*What you have to do*. Copy exactly the lines from the beginning of the data down to and including the line holding "const bpValues = [11.7, 11.5, 10.45, 10.2];", without any pictures.

*Available data*.
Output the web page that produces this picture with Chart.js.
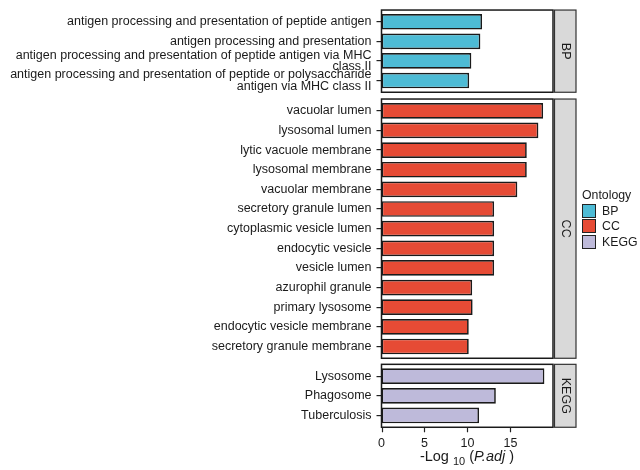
<!DOCTYPE html>
<html>
<head>
<meta charset="utf-8">
<title>Enrichment by ontology</title>
<script src="https://cdn.jsdelivr.net/npm/chart.js@4.4.1/dist/chart.umd.min.js"></script>
<style>
    body { margin: 0; background: #fff; font-family: 'Liberation Sans', Arial, sans-serif; color: #1a1a1a; }
    #wrap { position: relative; width: 640px; height: 470px; overflow: hidden; }
    .panel { position: absolute; left: 0; width: 640px; }
    #legend { position: absolute; left: 582px; top: 187px; font-size: 12.3px; }
    #legend .title { height: 16px; line-height: 16px; }
    #legend .row { display: flex; align-items: center; height: 15.5px; }
    #legend .key { width: 14px; height: 14px; box-sizing: border-box; border: 1.3px solid #222; margin-right: 6px; }
    #xtitle { position: absolute; left: 381px; width: 172px; top: 448px; text-align: center; font-size: 14.5px; line-height: 17px; white-space: nowrap; }
    #xtitle sub { font-size: 11px; }
</style>
</head>
<body>
<div id="wrap">
    <div class="panel" style="top:0;height:96px"><canvas id="bp-chart"></canvas></div>
    <div class="panel" style="top:96px;height:264px"><canvas id="cc-chart"></canvas></div>
    <div class="panel" style="top:360px;height:110px"><canvas id="kegg-chart"></canvas></div>
    <div id="legend"></div>
    <div id="xtitle">-Log <sub>10</sub> (<i>P.adj</i> )</div>
</div>
<script>
const ontologies = ['BP', 'CC', 'KEGG'];
const ontologyColors = ['#4DBBD5', '#E64B35', '#BEBADA'];

const bpLabels = [
    'antigen processing and presentation of peptide antigen',
    'antigen processing and presentation',
    ['antigen processing and presentation of peptide antigen via MHC', 'class II'],
    ['antigen processing and presentation of peptide or polysaccharide', 'antigen via MHC class II']
];
const bpValues = [11.7, 11.5, 10.45, 10.2];

const ccLabels = [
    'vacuolar lumen',
    'lysosomal lumen',
    'lytic vacuole membrane',
    'lysosomal membrane',
    'vacuolar membrane',
    'secretory granule lumen',
    'cytoplasmic vesicle lumen',
    'endocytic vesicle',
    'vesicle lumen',
    'azurophil granule',
    'primary lysosome',
    'endocytic vesicle membrane',
    'secretory granule membrane'
];
const ccValues = [18.8, 18.25, 16.9, 16.9, 15.8, 13.1, 13.1, 13.1, 13.1, 10.55, 10.6, 10.15, 10.15];

const keggLabels = ['Lysosome', 'Phagosome', 'Tuberculosis'];
const keggValues = [18.95, 13.3, 11.35];

const xTicks = [0, 5, 10, 15];
const xMax = 19.95;

const FONT = "'Liberation Sans', Arial, sans-serif";
const INK = '#1a1a1a';

// panel border, grey strip on the right and (for the bottom panel) x tick marks
const facetPlugin = {
    id: 'facet',
    afterDraw(chart, args, opts) {
        const ctx = chart.ctx;
        const a = chart.chartArea;
        const n = chart.data.labels.length;
        const u = (a.bottom - a.top) / n;
        const top = a.top - 0.1 * u;
        const bottom = a.bottom + 0.1 * u;

        ctx.save();
        ctx.lineWidth = 1.5;
        ctx.strokeStyle = '#1a1a1a';
        ctx.strokeRect(a.left, top, a.right - a.left, bottom - top);

        const sx = a.right + 1.5;
        const sw = 21.5;
        ctx.fillStyle = '#d9d9d9';
        ctx.fillRect(sx, top, sw, bottom - top);
        ctx.lineWidth = 1.2;
        ctx.strokeStyle = '#333';
        ctx.strokeRect(sx, top, sw, bottom - top);

        ctx.translate(sx + sw / 2, (top + bottom) / 2);
        ctx.rotate(Math.PI / 2);
        ctx.fillStyle = INK;
        ctx.font = '12.5px ' + FONT;
        ctx.textAlign = 'center';
        ctx.textBaseline = 'middle';
        ctx.fillText(opts.strip, 0, 0);
        ctx.restore();

        if (opts.xTicks) {
            const xs = chart.scales.x;
            ctx.save();
            ctx.strokeStyle = '#222';
            ctx.lineWidth = 1.2;
            xs.ticks.forEach(t => {
                const x = Math.round(xs.getPixelForValue(t.value)) + 0.5;
                ctx.beginPath();
                ctx.moveTo(x, bottom);
                ctx.lineTo(x, bottom + 5);
                ctx.stroke();
            });
            ctx.restore();
        }
    }
};

function makeChart(id, labels, values, color, strip, padTop, padBottom, showX) {
    return new Chart(document.getElementById(id), {
        type: 'bar',
        data: {
            labels: labels,
            datasets: [{
                label: strip,
                data: values,
                backgroundColor: color,
                borderColor: '#1a1a1a',
                borderWidth: 1.7,
                borderSkipped: false,
                barPercentage: 0.8,
                categoryPercentage: 1
            }]
        },
        options: {
            indexAxis: 'y',
            responsive: true,
            maintainAspectRatio: false,
            animation: false,
            layout: { padding: { top: padTop, bottom: padBottom, left: 0, right: 87 } },
            plugins: {
                legend: { display: false },
                tooltip: { enabled: false },
                facet: { strip: strip, xTicks: showX }
            },
            scales: {
                x: {
                    display: showX,
                    min: 0,
                    max: xMax,
                    grid: { display: false, drawTicks: false },
                    border: { display: false },
                    afterBuildTicks: s => { s.ticks = xTicks.map(v => ({ value: v })); },
                    afterFit: s => {
                        s.height = showX ? 44.7 : 0;
                        s.paddingLeft = 0;
                        s.paddingRight = 0;
                    },
                    ticks: {
                        padding: 11,
                        color: INK,
                        font: { family: FONT, size: 12.5 }
                    }
                },
                y: {
                    grid: {
                        display: true,
                        offset: false,
                        drawOnChartArea: false,
                        drawTicks: true,
                        tickLength: 5,
                        color: '#222',
                        lineWidth: 1.2
                    },
                    border: { display: false },
                    afterFit: s => {
                        s.width = 381.5;
                        s.paddingTop = 0;
                        s.paddingBottom = 0;
                    },
                    ticks: {
                        autoSkip: false,
                        padding: 5,
                        color: INK,
                        font: { family: FONT, size: 12.5, lineHeight: 0.92 }
                    }
                }
            }
        },
        plugins: [facetPlugin]
    });
}

makeChart('bp-chart', bpLabels, bpValues, ontologyColors[0], ontologies[0], 12, 5.7, false);
makeChart('cc-chart', ccLabels, ccValues, ontologyColors[1], ontologies[1], 5, 3.7, false);
makeChart('kegg-chart', keggLabels, keggValues, ontologyColors[2], ontologies[2], 6.3, 0, true);

// legend
const legend = document.getElementById('legend');
legend.innerHTML = '<div class="title">Ontology</div>';
ontologies.forEach((name, i) => {
    const row = document.createElement('div');
    row.className = 'row';
    row.innerHTML = '<span class="key" style="background:' + ontologyColors[i] + '"></span><span>' + name + '</span>';
    legend.appendChild(row);
});
</script>
</body>
</html>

*The completed task*.
Output the web page that produces this picture with Chart.js.
<!DOCTYPE html>
<html>
<head>
<meta charset="utf-8">
<title>Enrichment by ontology</title>
<script src="https://cdn.jsdelivr.net/npm/chart.js@4.4.1/dist/chart.umd.min.js"></script>
<style>
    body { margin: 0; background: #fff; font-family: 'Liberation Sans', Arial, sans-serif; color: #1a1a1a; }
    #wrap { position: relative; width: 640px; height: 470px; overflow: hidden; }
    .panel { position: absolute; left: 0; width: 640px; }
    #legend { position: absolute; left: 582px; top: 187px; font-size: 12.3px; }
    #legend .title { height: 16px; line-height: 16px; }
    #legend .row { display: flex; align-items: center; height: 15.5px; }
    #legend .key { width: 14px; height: 14px; box-sizing: border-box; border: 1.3px solid #222; margin-right: 6px; }
    #xtitle { position: absolute; left: 381px; width: 172px; top: 448px; text-align: center; font-size: 14.5px; line-height: 17px; white-space: nowrap; }
    #xtitle sub { font-size: 11px; }
</style>
</head>
<body>
<div id="wrap">
    <div class="panel" style="top:0;height:96px"><canvas id="bp-chart"></canvas></div>
    <div class="panel" style="top:96px;height:264px"><canvas id="cc-chart"></canvas></div>
    <div class="panel" style="top:360px;height:110px"><canvas id="kegg-chart"></canvas></div>
    <div id="legend"></div>
    <div id="xtitle">-Log <sub>10</sub> (<i>P.adj</i> )</div>
</div>
<script>
const ontologies = ['BP', 'CC', 'KEGG'];
const ontologyColors = ['#4DBBD5', '#E64B35', '#BEBADA'];

const bpLabels = [
    'antigen processing and presentation of peptide antigen',
    'antigen processing and presentation',
    ['antigen processing and presentation of peptide antigen via MHC', 'class II'],
    ['antigen processing and presentation of peptide or polysaccharide', 'antigen via MHC class II']
];
const bpValues = [11.7, 11.5, 10.45, 10.2];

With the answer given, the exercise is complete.